Ces récits, qui ont passé des apocryphes dans la littérature du moyen-âge, ces traditions sur la naissance miraculeuse de la Vierge, ont contribué à la doctrine de l’immaculée conception, qui, au moyen-âge, a si vivement agité les esprits. La naissance de la Vierge est devenue presque aussi divine que celle de Jésus-Christ, et l’idée de pureté virginale contenue dans l’incarnation a paru remonter ainsi de la Vierge à sa mère ; c’est à peine si, dans les docteurs du moyen-âge, cette idée s’arrête à la mère de la Vierge.

Dans le poème de Gerson intitulé Josephina, nous retrouvons quelques-uns des traits caractéristiques de la poésie de Roswitha, quoiqu’ils soient déjà altérés par la marche du temps.

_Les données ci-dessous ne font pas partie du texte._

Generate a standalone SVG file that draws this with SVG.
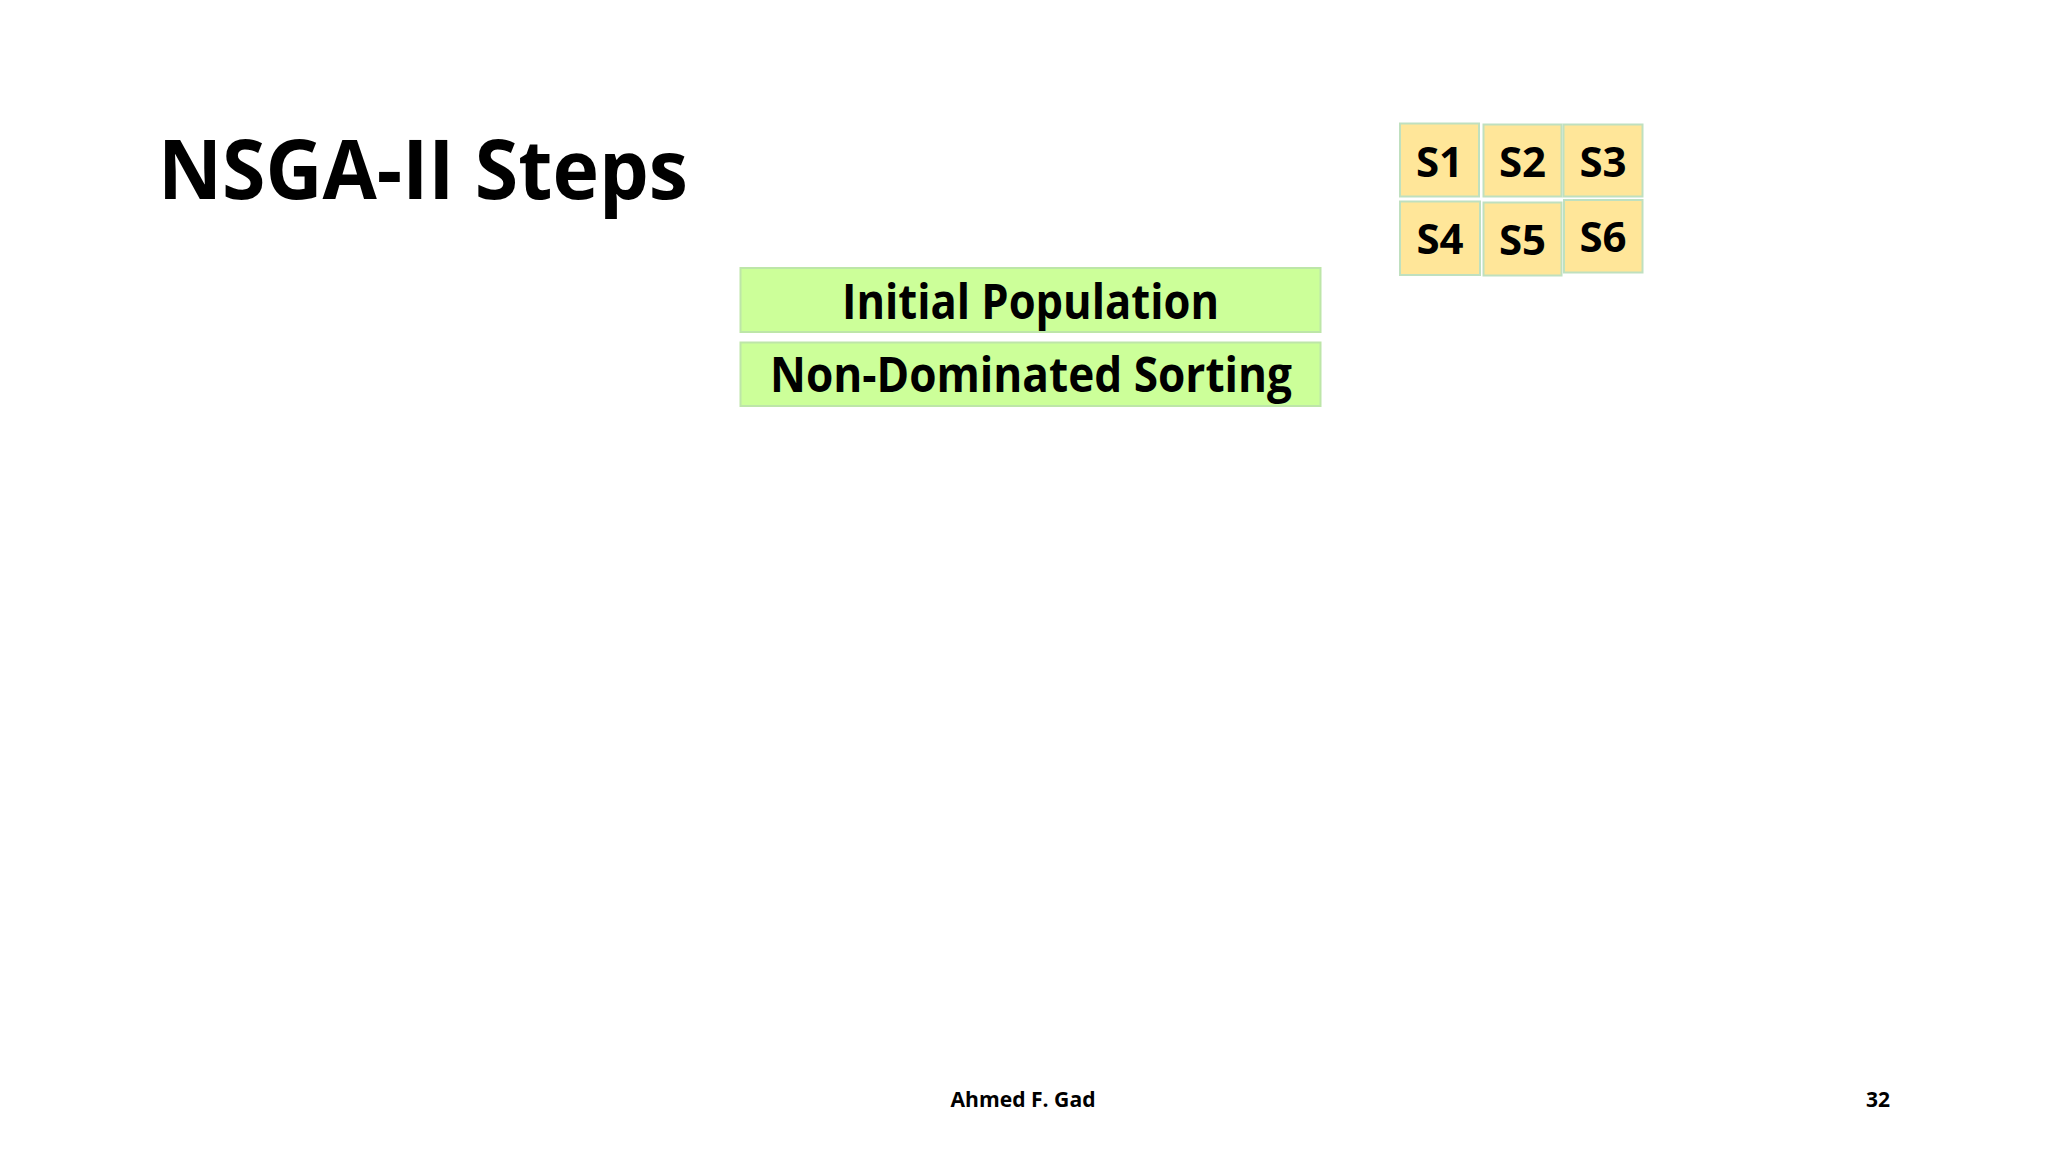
<svg xmlns="http://www.w3.org/2000/svg" width="2048" height="1152" viewBox="0 0 2048 1152">
<style>
text{font-family:"Open Sans","Noto Sans","Liberation Sans",sans-serif;font-weight:bold;fill:#000}
.step rect{fill:#ccff99;stroke:#bde6a8;stroke-width:2}
.step text{font-size:48px;text-anchor:middle}
.sol rect{fill:#ffe699;stroke:#bfe0bf;stroke-width:2}
.sol text{font-size:42px;text-anchor:middle}
.foot{font-size:21px;text-anchor:middle}
</style>
<rect width="2048" height="1152" fill="#ffffff"/>
<text id="title" x="158" y="198.5" font-size="83" textLength="530" lengthAdjust="spacingAndGlyphs">NSGA-II Steps</text>
<g id="initial-population" class="step">
<rect x="740.5" y="268" width="580" height="64"/>
<text x="1030.5" y="318.5" textLength="377" lengthAdjust="spacingAndGlyphs">Initial Population</text>
</g>
<g id="non-dominated-sorting" class="step">
<rect x="740.5" y="342.5" width="580" height="63.5"/>
<text x="1031" y="391.7" textLength="522" lengthAdjust="spacingAndGlyphs">Non-Dominated Sorting</text>
</g>
<g id="s1" class="sol"><rect x="1400" y="123.5" width="79" height="73"/><text x="1439.5" y="176.7">S1</text></g>
<g id="s2" class="sol"><rect x="1483.5" y="124.5" width="78" height="72"/><text x="1522.5" y="176.7">S2</text></g>
<g id="s3" class="sol"><rect x="1563.5" y="124.5" width="79" height="72"/><text x="1603" y="176.7">S3</text></g>
<g id="s4" class="sol"><rect x="1400" y="201.5" width="80" height="73.5"/><text x="1440" y="254.3">S4</text></g>
<g id="s5" class="sol"><rect x="1483.5" y="202.5" width="78" height="73"/><text x="1522.5" y="255">S5</text></g>
<g id="s6" class="sol"><rect x="1564" y="200" width="78.5" height="72.5"/><text x="1603" y="251.7">S6</text></g>
<g id="connectors"></g>
<text class="foot" x="1023" y="1106.7" textLength="145" lengthAdjust="spacingAndGlyphs">Ahmed F. Gad</text>
<text x="1878" y="1106.7" font-size="21" text-anchor="middle">32</text>
</svg>
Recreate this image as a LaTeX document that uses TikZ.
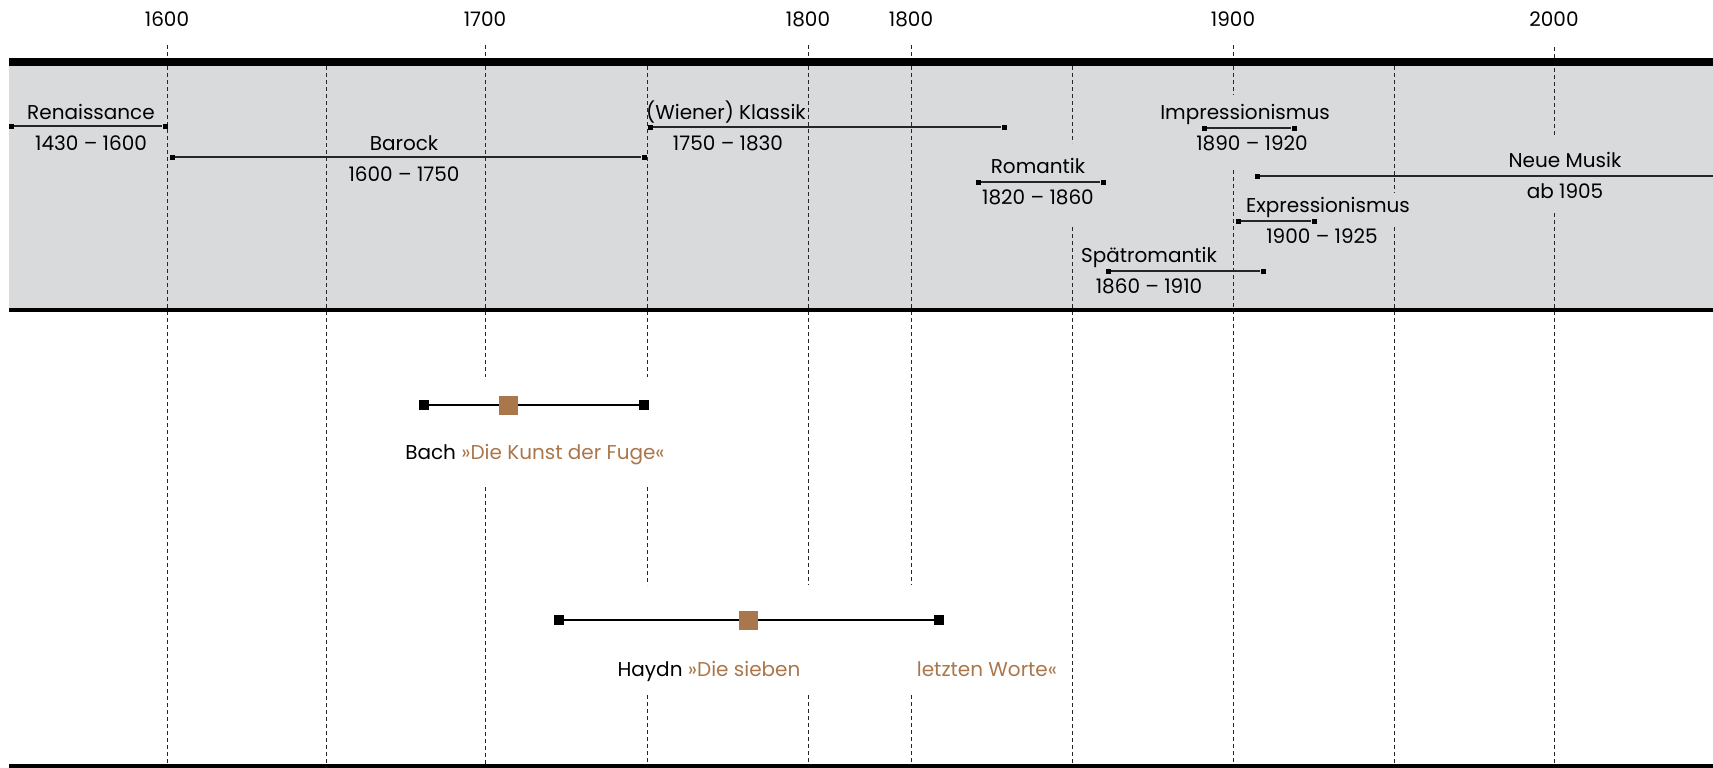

La foi est moins simple ; elle est plus savante, plus subtile, plus raisonneuse ; elle se sent du règle de la scolastique. Il y a aussi plus d’allégorie, et une allégorie plus profonde et plus curieuse. Gerson paraphrase les miracles qu’il trouve dans les apocryphes plutôt qu’il ne les raconte. L’éloquence et l’allégorie cachent le récit et le gâtent. Citons-en quelques exemples.

Dans l’Évangile apocryphe de saint Jacques Mineur, saint Joseph, la Vierge et l’enfant, pendant leur voyage en Égypte, rencontrent deux larrons qui veulent les dépouiller ; mais l’un d’eux, ému de pitié, dit à son compagnon : « Je te prie de les laisser aller. » Dummacus (c’est le nom de l’un des larrons) résiste à la prière de Titus (c’est le nom de l’autre), et Titus insistant, « prends, dit-il à son compagnon, prends ces 40 drachmes et ma ceinture, et laisse-les passer. » La vierge Marie remerciant ce larron, Jésus dit à sa mère : « Dans trente ans, ô ma mère, quand les Juifs me crucifieront à Jérusalem, ces deux larrons seront attachés avec moi, Titus à ma droite, et Dummacus à ma gauche, et Titus, converti, entrera avec moi dans le paradis. » Ce récit naïf montre comment, dès les apocryphes, les différentes scènes de la vie de Jésus-Christ, depuis son enfance jusqu’à sa mort, essayaient, pour ainsi dire, de se grouper et de se combiner, pour faire une épopée régulière, dans laquelle tous les personnages auraient le même rôle et le même caractère, depuis le commencement jusqu’à la fin[1].

Plus loin, ce sont d’autres dangers que rencontrent les voyageurs : ici, des dragons qui sortent d’une caverne ; mais Jésus, descendant des bras de sa mère se tint debout devant les dragons, qui l’adorèrent et rentrèrent dans la cavernes là, des lions et des tigres qui viennent l’adorer et qui l’accompagnent dans le désert, précédant Joseph et Marie,

  1. …Servetur ad imum
    Qualis ab incepto processerit… (Horace, Art poétique.)